* begin DATA FOR PROCESSING *

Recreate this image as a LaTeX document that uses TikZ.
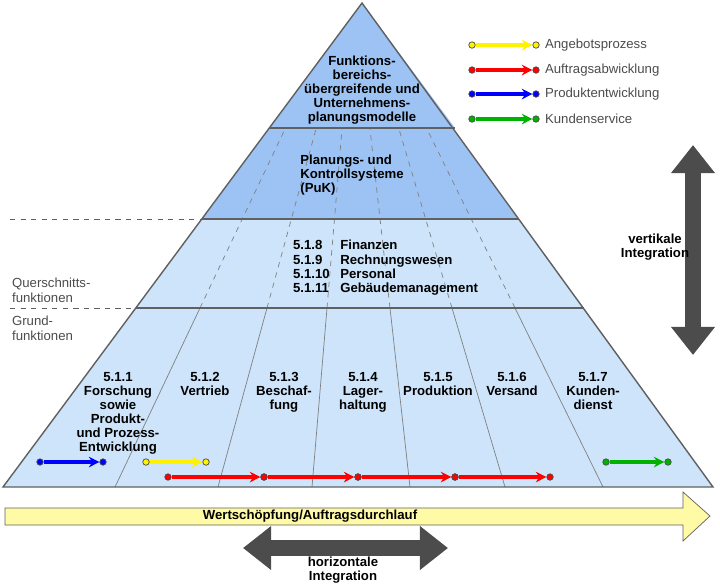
\documentclass[tikz,border=0pt]{standalone}
\usepackage{fontspec}
\setmainfont{Liberation Sans}
\usetikzlibrary{arrows.meta, positioning, shapes, calc}
\definecolor{topblue}{HTML}{9CC3F3}
\definecolor{lowblue}{HTML}{CDE4FA}
\definecolor{edgegray}{HTML}{606060}
\tikzset{
  lbl/.style={font=\bfseries\fontsize{7.5}{8}\selectfont, align=center, inner sep=1pt},
  side/.style={font=\fontsize{7.5}{8.5}\selectfont, text=black!70, align=left, inner sep=1pt},
  flow/.style={line width=2pt, -{Stealth[length=6pt,width=6pt]}},
  dot/.style={circle, fill, draw=black!70, inner sep=1.3pt}
}
\begin{document}
\begin{tikzpicture}[x=0.02cm, y=-0.02cm]
    \useasboundingbox (0,0) rectangle (720,583);
    % Bands
    \fill[lowblue] (3,487) -- (136,308) -- (202,219) -- (519,219) -- (584,308) -- (713,487) -- cycle;
    \fill[topblue] (202,219) -- (362,3) -- (519,219) -- cycle;
    % Divider lines
    \foreach \b/\t in {115/200, 218/267, 312/327, 410/390, 505/452, 603/515} {
        \draw[gray, thin] (\b,487) -- (\t,308);
        \draw[gray, thin, dashed] (\t,308) -- ($(\t,308)+(\t-\b,-179)$);
    }
    \fill[topblue] (269,128) -- (362,3) -- (455,128) -- cycle;
    % Level lines
    \draw[thick, edgegray] (269,128) -- (455,128);
    \draw[thick, edgegray] (202,219) -- (519,219);
    \draw[thick, edgegray] (136,308) -- (584,308);
    \draw[edgegray, dashed] (10,219) -- (202,219);
    \draw[edgegray, dashed] (10,308) -- (136,308);
    \draw[thick, edgegray] (3,487) -- (362,3) -- (713,487) -- cycle;
    % Texts in pyramid
    \node[lbl] (top) at (362,90) {Funktions-\\bereichs-\\übergreifende und\\Unternehmens-\\planungsmodelle};
    \node[lbl, align=left] (puk) at (352,175) {Planungs- und\\Kontrollsysteme\\(PuK)};
    \node[lbl, anchor=north west] (quer) at (291,238) {%
      \begin{tabular}{@{}l@{\hspace{6pt}}l@{}}
      5.1.8 & Finanzen\\ 5.1.9 & Rechnungswesen\\
      5.1.10 & Personal\\ 5.1.11 & Gebäudemanagement
      \end{tabular}};
    \node[side, anchor=west] (qf) at (10,290) {Querschnitts-\\funktionen};
    \node[side, anchor=west] (gf) at (10,328) {Grund-\\funktionen};
    \foreach \x/\name/\txt in {
        118/f1/{5.1.1\\Forschung\\sowie\\Produkt-\\und Prozess-\\Entwicklung},
        205/f2/{5.1.2\\Vertrieb},
        284/f3/{5.1.3\\Beschaf-\\fung},
        363/f4/{5.1.4\\Lager-\\haltung},
        438/f5/{5.1.5\\Produktion},
        512/f6/{5.1.6\\Versand},
        593/f7/{5.1.7\\Kunden-\\dienst}} {
        \node[lbl, anchor=north] (\name) at (\x,370) {\txt};
    }
    % Process arrows
    \foreach \xa/\xb/\y/\c in {40/103/462/blue, 146/206/462/yellow, 606/668/462/green!70!black,
        168/264/477/red, 264/358/477/red, 358/455/477/red, 455/550/477/red} {
        \node[dot, fill=\c] (s\xa) at (\xa,\y) {};
        \node[dot, fill=\c] (e\xa) at (\xb,\y) {};
        \draw[flow, \c] (s\xa) -- (e\xa);
    }
    % Legend
    \foreach \y/\c/\txt in {45/yellow/Angebotsprozess, 70/red/Auftragsabwicklung,
        94/blue/Produktentwicklung, 119/green!70!black/Kundenservice} {
        \node[dot, fill=\c] (ls\y) at (472,\y) {};
        \node[dot, fill=\c] (le\y) at (536,\y) {};
        \draw[flow, \c] (ls\y) -- (le\y);
        \node[side, anchor=west] (lt\y) at (543,\y) {\txt};
    }
    % Wertschoepfung
    \draw[draw=edgegray, fill=yellow!35] (5,508) -- (683,508) -- (683,492) -- (710,516)
        -- (683,541) -- (683,525) -- (5,525) -- cycle;
    \node[lbl] (wert) at (310,516) {Wertschöpfung/Auftragsdurchlauf};
    % Integration arrows
    \draw[line width=9pt, black!70, {Triangle[length=16pt,width=24pt]}-{Triangle[length=16pt,width=24pt]}] (243,548) -- (448,548);
    \node[lbl] (hint) at (343,570) {horizontale\\Integration};
    \draw[line width=9pt, black!70, {Triangle[length=16pt,width=24pt]}-{Triangle[length=16pt,width=24pt]}] (693,145) -- (693,355);
    \node[lbl] (vint) at (655,247) {vertikale\\Integration};
\end{tikzpicture}
\end{document}
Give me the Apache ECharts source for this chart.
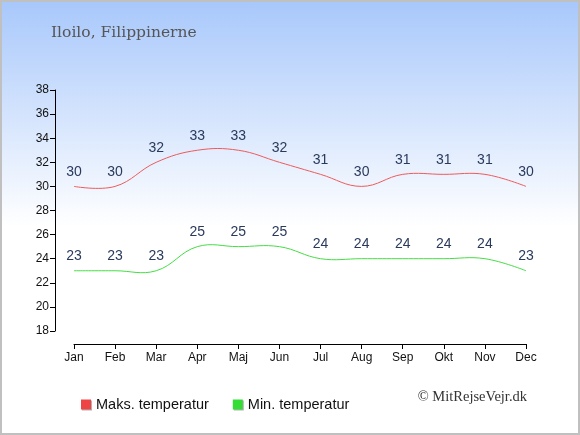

* end DATA FOR PROCESSING *

**REQUIREMENT**
Go through the entries above and copy every line containing "this".

**WORKED ANSWER**
Recreate this image as a LaTeX document that uses TikZ.
Give me the Apache ECharts source for this chart.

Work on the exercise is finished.